▸ What you need to do
Exactly the lines from the start of the data below through the line that contains "import * as" are to be copied, with pictures left out.

▸ Collected data

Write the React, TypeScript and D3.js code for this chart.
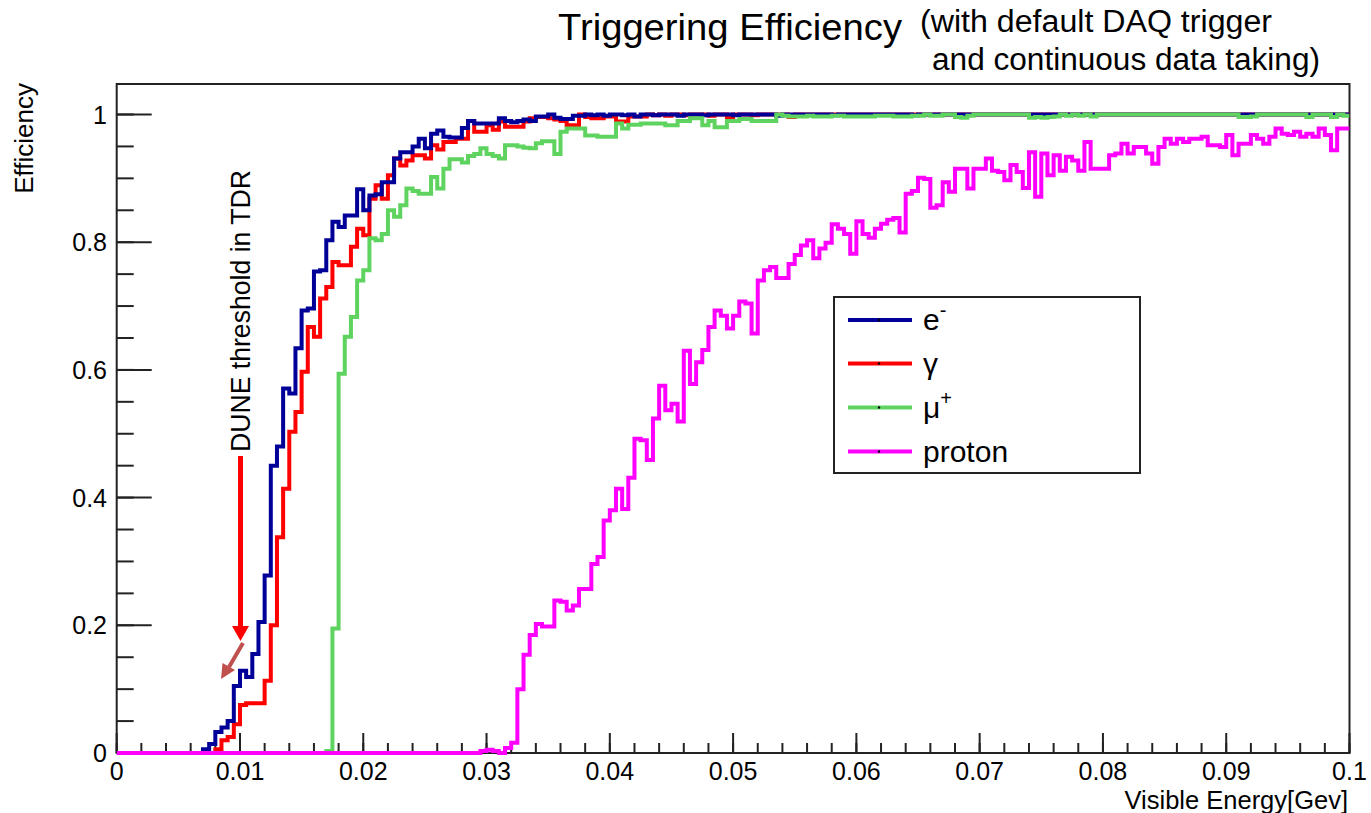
import React from "react";
import * as d3 from "d3";

// ---- data: 200 bins from 0 to 0.1 GeV (bin width 0.0005) ----
const xTickLabels = ["0", "0.01", "0.02", "0.03", "0.04", "0.05", "0.06", "0.07", "0.08", "0.09", "0.1"];
const xTickValues = [0, 0.01, 0.02, 0.03, 0.04, 0.05, 0.06, 0.07, 0.08, 0.09, 0.1];
const yTickLabels = ["0", "0.2", "0.4", "0.6", "0.8", "1"];
const yTickValues = [0, 0.2, 0.4, 0.6, 0.8, 1];

const electron = [
  0, 0, 0, 0, 0, 0, 0, 0, 0, 0,
  0, 0, 0, 0, 0.006, 0.014, 0.033, 0.040, 0.050, 0.105,
  0.129, 0.119, 0.155, 0.205, 0.278, 0.450, 0.480, 0.571, 0.563, 0.634,
  0.693, 0.696, 0.754, 0.756, 0.803, 0.832, 0.824, 0.842, 0.842, 0.883,
  0.850, 0.873, 0.875, 0.894, 0.894, 0.931, 0.941, 0.941, 0.950, 0.962,
  0.947, 0.970, 0.975, 0.965, 0.964, 0.964, 0.979, 0.990, 0.986, 0.986,
  0.986, 0.986, 0.994, 0.990, 0.988, 0.990, 0.992, 0.990, 0.997, 0.997,
  1.000, 0.995, 0.993, 0.993, 0.998, 0.998, 1.000, 0.999, 1.000, 0.998,
  1.000, 1.000, 0.999, 1.000, 0.997, 1.000, 1.000, 0.999, 1.000, 1.000,
  1.000, 0.998, 1.000, 1.000, 1.000, 0.999, 1.000, 1.000, 1.000, 1.000,
  0.999, 1.000, 1.000, 1.000, 1.000, 1.000, 1.000, 0.998, 1.000, 1.000,
  1.000, 1.000, 1.000, 1.000, 1.000, 1.000, 0.999, 1.000, 1.000, 1.000,
  1.000, 1.000, 1.000, 1.000, 1.000, 1.000, 1.000, 1.000, 1.000, 0.999,
  1.000, 1.000, 1.000, 1.000, 1.000, 1.000, 1.000, 1.000, 1.000, 1.000,
  1.000, 1.000, 1.000, 1.000, 1.000, 1.000, 1.000, 1.000, 1.000, 1.000,
  1.000, 1.000, 1.000, 1.000, 1.000, 1.000, 1.000, 1.000, 1.000, 1.000,
  1.000, 1.000, 1.000, 1.000, 1.000, 1.000, 1.000, 1.000, 1.000, 1.000,
  1.000, 1.000, 1.000, 1.000, 1.000, 1.000, 1.000, 1.000, 1.000, 1.000,
  1.000, 1.000, 1.000, 1.000, 1.000, 1.000, 1.000, 1.000, 1.000, 1.000,
  1.000, 1.000, 1.000, 1.000, 1.000, 1.000, 1.000, 1.000, 1.000, 1.000,
];

const gamma = [
  0, 0, 0, 0, 0, 0, 0, 0, 0, 0,
  0, 0, 0, 0, 0, 0, 0.006, 0.020, 0.025, 0.045,
  0.075, 0.078, 0.078, 0.078, 0.113, 0.200, 0.338, 0.414, 0.503, 0.534,
  0.597, 0.667, 0.652, 0.712, 0.730, 0.769, 0.764, 0.764, 0.793, 0.821,
  0.811, 0.868, 0.889, 0.868, 0.905, 0.931, 0.920, 0.928, 0.936, 0.936,
  0.931, 0.952, 0.945, 0.957, 0.957, 0.962, 0.962, 0.990, 0.973, 0.973,
  0.983, 0.976, 0.989, 0.981, 0.981, 0.981, 0.989, 0.994, 0.996, 0.996,
  0.994, 0.992, 0.990, 0.983, 0.983, 1.000, 0.996, 0.994, 0.994, 0.997,
  0.997, 0.989, 0.989, 0.997, 0.997, 0.997, 1.000, 0.999, 1.000, 0.998,
  1.000, 1.000, 0.999, 1.000, 1.000, 1.000, 0.998, 1.000, 1.000, 0.996,
  1.000, 1.000, 1.000, 0.999, 1.000, 1.000, 1.000, 1.000, 1.000, 0.996,
  1.000, 1.000, 1.000, 1.000, 1.000, 1.000, 1.000, 1.000, 1.000, 1.000,
  1.000, 1.000, 1.000, 1.000, 1.000, 1.000, 1.000, 1.000, 1.000, 1.000,
  1.000, 1.000, 1.000, 1.000, 1.000, 1.000, 1.000, 1.000, 1.000, 1.000,
  1.000, 1.000, 1.000, 1.000, 1.000, 1.000, 1.000, 1.000, 1.000, 1.000,
  1.000, 1.000, 1.000, 1.000, 1.000, 1.000, 1.000, 1.000, 1.000, 1.000,
  1.000, 1.000, 1.000, 1.000, 1.000, 1.000, 1.000, 1.000, 1.000, 1.000,
  1.000, 1.000, 1.000, 1.000, 1.000, 1.000, 1.000, 1.000, 1.000, 1.000,
  1.000, 1.000, 1.000, 1.000, 1.000, 1.000, 1.000, 1.000, 1.000, 1.000,
  1.000, 1.000, 1.000, 1.000, 1.000, 1.000, 1.000, 1.000, 1.000, 1.000,
];

const muon = [
  0, 0, 0, 0, 0, 0, 0, 0, 0, 0,
  0, 0, 0, 0, 0, 0, 0, 0, 0, 0,
  0, 0, 0, 0, 0, 0, 0, 0, 0, 0,
  0, 0, 0, 0, 0.003, 0.195, 0.594, 0.652, 0.683, 0.740,
  0.756, 0.806, 0.803, 0.813, 0.850, 0.840, 0.858, 0.884, 0.880, 0.876,
  0.876, 0.902, 0.884, 0.915, 0.930, 0.930, 0.925, 0.935, 0.938, 0.947,
  0.938, 0.935, 0.931, 0.952, 0.952, 0.950, 0.948, 0.947, 0.955, 0.958,
  0.958, 0.938, 0.973, 0.978, 0.978, 0.978, 0.967, 0.967, 0.965, 0.965,
  0.965, 0.986, 0.978, 0.984, 0.984, 0.986, 0.986, 0.986, 0.986, 0.983,
  0.983, 0.990, 0.990, 0.994, 0.994, 0.983, 0.990, 0.980, 0.980, 0.990,
  0.990, 0.993, 0.993, 0.990, 0.990, 0.990, 0.990, 1.000, 0.998, 0.997,
  0.997, 0.997, 0.998, 0.997, 0.997, 0.997, 0.998, 0.998, 0.997, 0.997,
  0.997, 0.997, 0.997, 0.998, 0.998, 0.998, 0.997, 0.997, 0.997, 0.998,
  0.998, 1.000, 0.998, 0.998, 1.000, 1.000, 0.996, 0.995, 0.998, 1.000,
  1.000, 1.000, 1.000, 1.000, 1.000, 1.000, 1.000, 1.000, 0.995, 0.996,
  0.995, 0.996, 0.997, 1.000, 0.998, 1.000, 0.998, 1.000, 0.997, 1.000,
  1.000, 1.000, 1.000, 1.000, 1.000, 1.000, 1.000, 1.000, 1.000, 1.000,
  1.000, 1.000, 1.000, 1.000, 1.000, 1.000, 1.000, 1.000, 1.000, 1.000,
  1.000, 1.000, 0.996, 0.996, 0.997, 1.000, 1.000, 1.000, 1.000, 1.000,
  1.000, 1.000, 1.000, 0.996, 1.000, 1.000, 1.000, 0.996, 1.000, 0.998,
];

const proton = [
  0, 0, 0, 0, 0, 0, 0, 0, 0, 0,
  0, 0, 0, 0, 0, 0, 0, 0, 0, 0,
  0, 0, 0, 0, 0, 0, 0, 0, 0, 0,
  0, 0, 0, 0, 0, 0, 0, 0, 0, 0,
  0, 0, 0, 0, 0, 0, 0, 0, 0, 0,
  0, 0, 0, 0, 0, 0, 0, 0, 0, 0.003,
  0.005, 0.003, 0.000, 0.008, 0.016, 0.100, 0.154, 0.185, 0.202, 0.198,
  0.198, 0.239, 0.237, 0.223, 0.231, 0.257, 0.257, 0.296, 0.307, 0.364,
  0.380, 0.414, 0.382, 0.431, 0.492, 0.490, 0.459, 0.524, 0.575, 0.537,
  0.547, 0.519, 0.630, 0.578, 0.612, 0.631, 0.667, 0.693, 0.685, 0.665,
  0.685, 0.707, 0.704, 0.657, 0.740, 0.756, 0.761, 0.744, 0.744, 0.766,
  0.780, 0.795, 0.803, 0.775, 0.790, 0.799, 0.828, 0.821, 0.813, 0.782,
  0.833, 0.813, 0.807, 0.821, 0.829, 0.835, 0.838, 0.815, 0.876, 0.880,
  0.901, 0.899, 0.854, 0.858, 0.894, 0.879, 0.915, 0.915, 0.884, 0.915,
  0.915, 0.931, 0.912, 0.910, 0.897, 0.921, 0.910, 0.885, 0.941, 0.871,
  0.939, 0.905, 0.936, 0.912, 0.934, 0.928, 0.912, 0.957, 0.915, 0.915,
  0.915, 0.936, 0.939, 0.954, 0.939, 0.949, 0.949, 0.939, 0.923, 0.949,
  0.962, 0.954, 0.962, 0.957, 0.962, 0.962, 0.965, 0.952, 0.952, 0.949,
  0.968, 0.936, 0.954, 0.954, 0.968, 0.962, 0.954, 0.965, 0.978, 0.970,
  0.968, 0.973, 0.965, 0.970, 0.965, 0.978, 0.968, 0.944, 0.978, 0.978,
];

const seriesNames = ["e", "γ", "μ", "proton"];
const seriesSup = ["-", "", "+", ""];
const seriesColors = ["#000099", "#ff0000", "#5fd35f", "#ff00ff"];
const seriesData = [electron, gamma, muon, proton];
const drawOrder = [1, 0, 2, 3];

const FONT = "'Liberation Sans', Arial, Helvetica, sans-serif";

export default function App() {
  const W = 1371;
  const H = 813;
  const fL = 116.7, fR = 1349.5, fT = 84, fB = 753;
  const x = d3.scaleLinear().domain([0, 0.1]).range([fL, fR]);
  const y = d3.scaleLinear().domain([0, 1]).range([fB, 114.5]);

  const stepPath = (vals: number[]) => {
    const bw = 0.1 / vals.length;
    const pts: [number, number][] = vals.map((v, i) => [i * bw, v]);
    pts.push([vals.length * bw, vals[vals.length - 1]]);
    return d3
      .line<[number, number]>()
      .x((d) => x(d[0]))
      .y((d) => y(d[1]))
      .curve(d3.curveStepAfter)(pts) as string;
  };

  const xMinor = d3.range(0, 0.1001, 0.002);
  const yMinor = d3.range(0, 1.001, 0.05);
  const axisColor = "#222";

  const legX = 834, legY = 297, legW = 306, legH = 176;
  const legRows = [320, 363.5, 407.5, 451.5];

  return (
    <svg
      width={W}
      height={H}
      style={{ position: "absolute", left: 0, top: 0, background: "#fff" }}
      fontFamily={FONT}
    >
      <rect x={0} y={0} width={W} height={H} fill="#fff" />
      <defs>
        <clipPath id="plotclip">
          <rect x={fL} y={fT} width={fR - fL} height={fB - fT + 4} />
        </clipPath>
      </defs>

      {/* Title */}
      <text x={558} y={40} fontSize={37} fill="#000" textLength={344} lengthAdjust="spacingAndGlyphs">
        Triggering Efficiency
      </text>
      <text x={920} y={32} fontSize={31} fill="#000" textLength={352} lengthAdjust="spacingAndGlyphs">
        (with default DAQ trigger
      </text>
      <text x={932} y={70} fontSize={31} fill="#000" textLength={388} lengthAdjust="spacingAndGlyphs">
        and continuous data taking)
      </text>

      {/* Frame */}
      <rect x={fL} y={fT} width={fR - fL} height={fB - fT} fill="none" stroke={axisColor} strokeWidth={2} />

      {/* X ticks */}
      {xMinor.map((v, i) => (
        <line key={"xm" + i} x1={x(v)} x2={x(v)} y1={fB} y2={fB - 10} stroke={axisColor} strokeWidth={2} />
      ))}
      {xTickValues.map((v, i) => (
        <g key={"xt" + i}>
          <line x1={x(v)} x2={x(v)} y1={fB} y2={fB - 20} stroke={axisColor} strokeWidth={2} />
          <text x={x(v)} y={780} fontSize={25} textAnchor="middle" fill="#000">
            {xTickLabels[i]}
          </text>
        </g>
      ))}

      {/* Y ticks */}
      {yMinor.map((v, i) => (
        <line key={"ym" + i} x1={fL} x2={fL + 17} y1={y(v)} y2={y(v)} stroke={axisColor} strokeWidth={2} />
      ))}
      {yTickValues.map((v, i) => (
        <g key={"yt" + i}>
          <line x1={fL} x2={fL + 35} y1={y(v)} y2={y(v)} stroke={axisColor} strokeWidth={2} />
          <text x={107} y={y(v) + 9} fontSize={25} textAnchor="end" fill="#000">
            {yTickLabels[i]}
          </text>
        </g>
      ))}

      {/* Axis titles */}
      <text x={1348} y={809} fontSize={25.5} textAnchor="end" fill="#000">
        Visible Energy[Gev]
      </text>
      <text transform="translate(33,83) rotate(-90)" fontSize={26} textAnchor="end" fill="#000">
        Efficiency
      </text>

      {/* Histograms */}
      <g clipPath="url(#plotclip)">
        {drawOrder.map((k) => (
          <path
            key={"s" + k}
            d={stepPath(seriesData[k])}
            fill="none"
            stroke={seriesColors[k]}
            strokeWidth={4}
            strokeLinejoin="miter"
          />
        ))}
      </g>

      {/* Annotation */}
      <text transform="translate(250,452) rotate(-90)" fontSize={27} fill="#000" textLength={282} lengthAdjust="spacingAndGlyphs">
        DUNE threshold in TDR
      </text>
      <line x1={240.5} x2={240.5} y1={456} y2={628} stroke="#ff0000" strokeWidth={5} />
      <polygon points="232,626 249,626 240.5,641" fill="#ff0000" />
      <line x1={243} y1={643} x2={229} y2={667} stroke="#c0504d" strokeWidth={4} />
      <polygon points="221,679 222.5,663 235,670" fill="#c0504d" />

      {/* Legend */}
      <rect x={legX} y={legY} width={legW} height={legH} fill="#fff" stroke={axisColor} strokeWidth={2} />
      {seriesNames.map((name, i) => (
        <g key={"lg" + i}>
          <line x1={848} x2={912} y1={legRows[i]} y2={legRows[i]} stroke={seriesColors[i]} strokeWidth={4} />
          <circle cx={879} cy={legRows[i]} r={1.2} fill="#000" />
          <text x={923} y={legRows[i] + 10} fontSize={30} fill="#000">
            {name}
            {seriesSup[i] ? (
              <tspan dy={-13} fontSize={20}>
                {seriesSup[i]}
              </tspan>
            ) : null}
          </text>
        </g>
      ))}
    </svg>
  );
}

▸ Answer to this task
Write the React, TypeScript and D3.js code for this chart.
import React from "react";
import * as d3 from "d3";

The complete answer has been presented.